>> BEGIN DATA TO USE
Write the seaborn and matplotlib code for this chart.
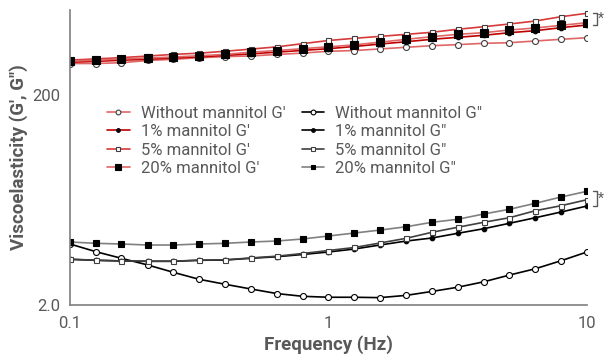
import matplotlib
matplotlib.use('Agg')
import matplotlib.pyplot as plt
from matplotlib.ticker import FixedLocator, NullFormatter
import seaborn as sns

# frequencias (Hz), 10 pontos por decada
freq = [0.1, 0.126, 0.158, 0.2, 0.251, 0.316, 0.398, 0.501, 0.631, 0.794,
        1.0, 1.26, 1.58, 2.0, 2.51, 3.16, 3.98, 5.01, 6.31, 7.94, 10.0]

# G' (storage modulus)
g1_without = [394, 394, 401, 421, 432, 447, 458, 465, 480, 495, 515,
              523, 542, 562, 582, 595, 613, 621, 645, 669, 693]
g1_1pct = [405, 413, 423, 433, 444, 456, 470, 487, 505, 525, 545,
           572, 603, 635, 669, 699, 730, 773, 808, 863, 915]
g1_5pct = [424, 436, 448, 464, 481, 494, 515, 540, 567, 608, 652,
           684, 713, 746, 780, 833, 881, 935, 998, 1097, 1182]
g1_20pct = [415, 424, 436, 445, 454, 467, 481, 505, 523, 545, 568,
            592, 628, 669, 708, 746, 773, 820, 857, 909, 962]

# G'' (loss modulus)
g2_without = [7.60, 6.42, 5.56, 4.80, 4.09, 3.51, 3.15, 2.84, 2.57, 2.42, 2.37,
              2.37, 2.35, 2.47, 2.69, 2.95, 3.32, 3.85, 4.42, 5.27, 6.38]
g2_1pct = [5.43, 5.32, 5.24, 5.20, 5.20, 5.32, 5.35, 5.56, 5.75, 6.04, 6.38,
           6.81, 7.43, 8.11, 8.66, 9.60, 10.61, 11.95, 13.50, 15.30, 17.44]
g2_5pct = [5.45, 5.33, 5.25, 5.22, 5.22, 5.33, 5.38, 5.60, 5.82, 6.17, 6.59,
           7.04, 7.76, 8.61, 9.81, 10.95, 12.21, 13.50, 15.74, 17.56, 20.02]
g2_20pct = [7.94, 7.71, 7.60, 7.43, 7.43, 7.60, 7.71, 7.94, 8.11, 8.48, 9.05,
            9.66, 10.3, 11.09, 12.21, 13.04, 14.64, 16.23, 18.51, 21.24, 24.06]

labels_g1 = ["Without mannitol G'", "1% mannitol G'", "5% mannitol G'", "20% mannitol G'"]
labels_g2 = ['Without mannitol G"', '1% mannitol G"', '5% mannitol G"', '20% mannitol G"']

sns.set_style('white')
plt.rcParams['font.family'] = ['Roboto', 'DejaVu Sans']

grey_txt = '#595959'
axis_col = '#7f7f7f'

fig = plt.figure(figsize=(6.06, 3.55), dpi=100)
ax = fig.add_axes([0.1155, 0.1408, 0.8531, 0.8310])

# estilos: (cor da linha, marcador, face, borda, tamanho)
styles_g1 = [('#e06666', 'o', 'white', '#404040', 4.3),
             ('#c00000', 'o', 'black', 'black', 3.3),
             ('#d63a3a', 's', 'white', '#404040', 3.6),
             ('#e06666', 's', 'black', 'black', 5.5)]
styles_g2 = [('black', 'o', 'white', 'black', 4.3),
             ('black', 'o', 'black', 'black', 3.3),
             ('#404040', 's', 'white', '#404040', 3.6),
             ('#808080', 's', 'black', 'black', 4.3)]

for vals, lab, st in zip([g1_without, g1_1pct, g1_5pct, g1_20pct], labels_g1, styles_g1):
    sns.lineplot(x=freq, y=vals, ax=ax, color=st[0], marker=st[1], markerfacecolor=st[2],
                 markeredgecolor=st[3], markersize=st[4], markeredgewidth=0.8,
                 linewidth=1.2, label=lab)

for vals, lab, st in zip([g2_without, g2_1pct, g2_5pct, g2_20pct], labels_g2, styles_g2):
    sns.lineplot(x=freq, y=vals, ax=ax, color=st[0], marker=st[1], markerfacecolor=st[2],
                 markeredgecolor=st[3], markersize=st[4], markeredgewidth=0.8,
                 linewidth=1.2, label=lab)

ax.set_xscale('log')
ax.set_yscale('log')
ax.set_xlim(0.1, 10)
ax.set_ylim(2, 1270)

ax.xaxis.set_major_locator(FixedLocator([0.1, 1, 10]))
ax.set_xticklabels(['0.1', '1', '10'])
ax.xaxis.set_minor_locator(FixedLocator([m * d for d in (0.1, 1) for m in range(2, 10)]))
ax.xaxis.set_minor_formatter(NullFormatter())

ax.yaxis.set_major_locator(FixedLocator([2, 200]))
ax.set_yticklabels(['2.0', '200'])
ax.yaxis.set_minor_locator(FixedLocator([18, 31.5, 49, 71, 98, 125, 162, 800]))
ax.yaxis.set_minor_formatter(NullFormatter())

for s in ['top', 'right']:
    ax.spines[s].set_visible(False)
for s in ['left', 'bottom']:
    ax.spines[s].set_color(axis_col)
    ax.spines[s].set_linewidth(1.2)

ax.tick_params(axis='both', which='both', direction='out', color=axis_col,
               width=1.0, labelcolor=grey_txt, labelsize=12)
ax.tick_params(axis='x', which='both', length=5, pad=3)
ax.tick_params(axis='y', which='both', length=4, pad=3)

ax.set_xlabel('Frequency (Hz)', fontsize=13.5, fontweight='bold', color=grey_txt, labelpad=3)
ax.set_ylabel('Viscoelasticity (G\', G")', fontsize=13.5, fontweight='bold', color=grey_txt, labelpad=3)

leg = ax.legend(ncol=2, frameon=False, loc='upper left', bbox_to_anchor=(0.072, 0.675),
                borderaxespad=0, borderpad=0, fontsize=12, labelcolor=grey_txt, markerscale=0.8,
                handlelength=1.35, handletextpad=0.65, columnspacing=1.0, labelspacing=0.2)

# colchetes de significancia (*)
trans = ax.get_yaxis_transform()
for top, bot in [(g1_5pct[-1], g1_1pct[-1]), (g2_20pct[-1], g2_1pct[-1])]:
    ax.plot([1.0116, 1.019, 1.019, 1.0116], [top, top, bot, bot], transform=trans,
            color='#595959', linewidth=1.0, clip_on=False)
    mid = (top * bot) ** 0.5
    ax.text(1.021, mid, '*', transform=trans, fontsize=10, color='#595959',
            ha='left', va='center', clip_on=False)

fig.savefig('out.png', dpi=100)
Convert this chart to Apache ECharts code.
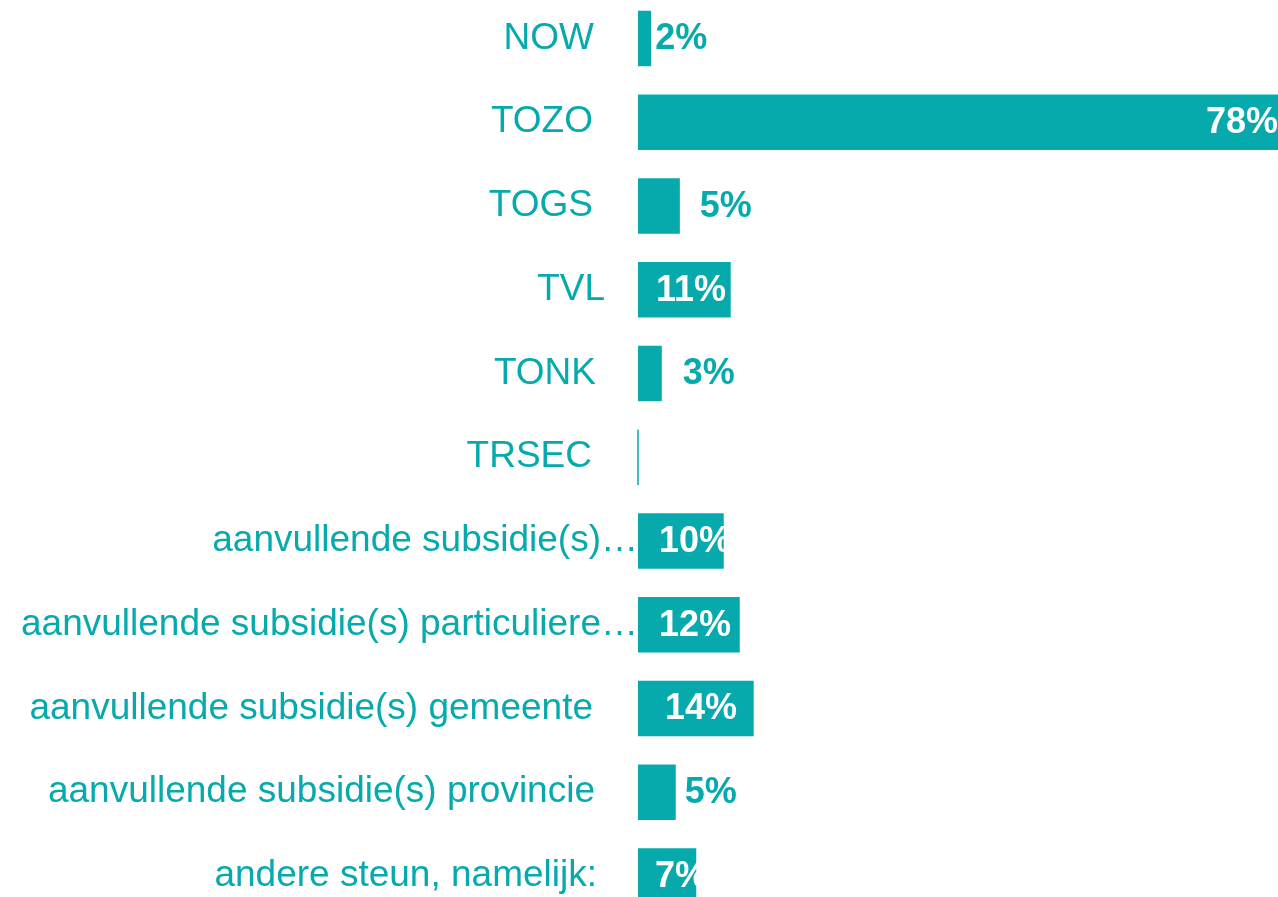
>> END DATA TO USE
**EXERCISE REQUIREMENTS:**
Transcribe every line from the records above without alteration, and leave out the images.

**ANSWER TO THE TASK:**
Write the seaborn and matplotlib code for this chart.
import matplotlib
matplotlib.use('Agg')
import matplotlib.pyplot as plt
from matplotlib.ticker import FixedLocator, NullFormatter
import seaborn as sns

# frequencias (Hz), 10 pontos por decada
freq = [0.1, 0.126, 0.158, 0.2, 0.251, 0.316, 0.398, 0.501, 0.631, 0.794,
        1.0, 1.26, 1.58, 2.0, 2.51, 3.16, 3.98, 5.01, 6.31, 7.94, 10.0]

# G' (storage modulus)
g1_without = [394, 394, 401, 421, 432, 447, 458, 465, 480, 495, 515,
              523, 542, 562, 582, 595, 613, 621, 645, 669, 693]
g1_1pct = [405, 413, 423, 433, 444, 456, 470, 487, 505, 525, 545,
           572, 603, 635, 669, 699, 730, 773, 808, 863, 915]
g1_5pct = [424, 436, 448, 464, 481, 494, 515, 540, 567, 608, 652,
           684, 713, 746, 780, 833, 881, 935, 998, 1097, 1182]
g1_20pct = [415, 424, 436, 445, 454, 467, 481, 505, 523, 545, 568,
            592, 628, 669, 708, 746, 773, 820, 857, 909, 962]

# G'' (loss modulus)
g2_without = [7.60, 6.42, 5.56, 4.80, 4.09, 3.51, 3.15, 2.84, 2.57, 2.42, 2.37,
              2.37, 2.35, 2.47, 2.69, 2.95, 3.32, 3.85, 4.42, 5.27, 6.38]
g2_1pct = [5.43, 5.32, 5.24, 5.20, 5.20, 5.32, 5.35, 5.56, 5.75, 6.04, 6.38,
           6.81, 7.43, 8.11, 8.66, 9.60, 10.61, 11.95, 13.50, 15.30, 17.44]
g2_5pct = [5.45, 5.33, 5.25, 5.22, 5.22, 5.33, 5.38, 5.60, 5.82, 6.17, 6.59,
           7.04, 7.76, 8.61, 9.81, 10.95, 12.21, 13.50, 15.74, 17.56, 20.02]
g2_20pct = [7.94, 7.71, 7.60, 7.43, 7.43, 7.60, 7.71, 7.94, 8.11, 8.48, 9.05,
            9.66, 10.3, 11.09, 12.21, 13.04, 14.64, 16.23, 18.51, 21.24, 24.06]

labels_g1 = ["Without mannitol G'", "1% mannitol G'", "5% mannitol G'", "20% mannitol G'"]
labels_g2 = ['Without mannitol G"', '1% mannitol G"', '5% mannitol G"', '20% mannitol G"']

sns.set_style('white')
plt.rcParams['font.family'] = ['Roboto', 'DejaVu Sans']

grey_txt = '#595959'
axis_col = '#7f7f7f'

fig = plt.figure(figsize=(6.06, 3.55), dpi=100)
ax = fig.add_axes([0.1155, 0.1408, 0.8531, 0.8310])

# estilos: (cor da linha, marcador, face, borda, tamanho)
styles_g1 = [('#e06666', 'o', 'white', '#404040', 4.3),
             ('#c00000', 'o', 'black', 'black', 3.3),
             ('#d63a3a', 's', 'white', '#404040', 3.6),
             ('#e06666', 's', 'black', 'black', 5.5)]
styles_g2 = [('black', 'o', 'white', 'black', 4.3),
             ('black', 'o', 'black', 'black', 3.3),
             ('#404040', 's', 'white', '#404040', 3.6),
             ('#808080', 's', 'black', 'black', 4.3)]

for vals, lab, st in zip([g1_without, g1_1pct, g1_5pct, g1_20pct], labels_g1, styles_g1):
    sns.lineplot(x=freq, y=vals, ax=ax, color=st[0], marker=st[1], markerfacecolor=st[2],
                 markeredgecolor=st[3], markersize=st[4], markeredgewidth=0.8,
                 linewidth=1.2, label=lab)

for vals, lab, st in zip([g2_without, g2_1pct, g2_5pct, g2_20pct], labels_g2, styles_g2):
    sns.lineplot(x=freq, y=vals, ax=ax, color=st[0], marker=st[1], markerfacecolor=st[2],
                 markeredgecolor=st[3], markersize=st[4], markeredgewidth=0.8,
                 linewidth=1.2, label=lab)

ax.set_xscale('log')
ax.set_yscale('log')
ax.set_xlim(0.1, 10)
ax.set_ylim(2, 1270)

ax.xaxis.set_major_locator(FixedLocator([0.1, 1, 10]))
ax.set_xticklabels(['0.1', '1', '10'])
ax.xaxis.set_minor_locator(FixedLocator([m * d for d in (0.1, 1) for m in range(2, 10)]))
ax.xaxis.set_minor_formatter(NullFormatter())

ax.yaxis.set_major_locator(FixedLocator([2, 200]))
ax.set_yticklabels(['2.0', '200'])
ax.yaxis.set_minor_locator(FixedLocator([18, 31.5, 49, 71, 98, 125, 162, 800]))
ax.yaxis.set_minor_formatter(NullFormatter())

for s in ['top', 'right']:
    ax.spines[s].set_visible(False)
for s in ['left', 'bottom']:
    ax.spines[s].set_color(axis_col)
    ax.spines[s].set_linewidth(1.2)

ax.tick_params(axis='both', which='both', direction='out', color=axis_col,
               width=1.0, labelcolor=grey_txt, labelsize=12)
ax.tick_params(axis='x', which='both', length=5, pad=3)
ax.tick_params(axis='y', which='both', length=4, pad=3)

ax.set_xlabel('Frequency (Hz)', fontsize=13.5, fontweight='bold', color=grey_txt, labelpad=3)
ax.set_ylabel('Viscoelasticity (G\', G")', fontsize=13.5, fontweight='bold', color=grey_txt, labelpad=3)

leg = ax.legend(ncol=2, frameon=False, loc='upper left', bbox_to_anchor=(0.072, 0.675),
                borderaxespad=0, borderpad=0, fontsize=12, labelcolor=grey_txt, markerscale=0.8,
                handlelength=1.35, handletextpad=0.65, columnspacing=1.0, labelspacing=0.2)

# colchetes de significancia (*)
trans = ax.get_yaxis_transform()
for top, bot in [(g1_5pct[-1], g1_1pct[-1]), (g2_20pct[-1], g2_1pct[-1])]:
    ax.plot([1.0116, 1.019, 1.019, 1.0116], [top, top, bot, bot], transform=trans,
            color='#595959', linewidth=1.0, clip_on=False)
    mid = (top * bot) ** 0.5
    ax.text(1.021, mid, '*', transform=trans, fontsize=10, color='#595959',
            ha='left', va='center', clip_on=False)

fig.savefig('out.png', dpi=100)
Convert this chart to Apache ECharts code.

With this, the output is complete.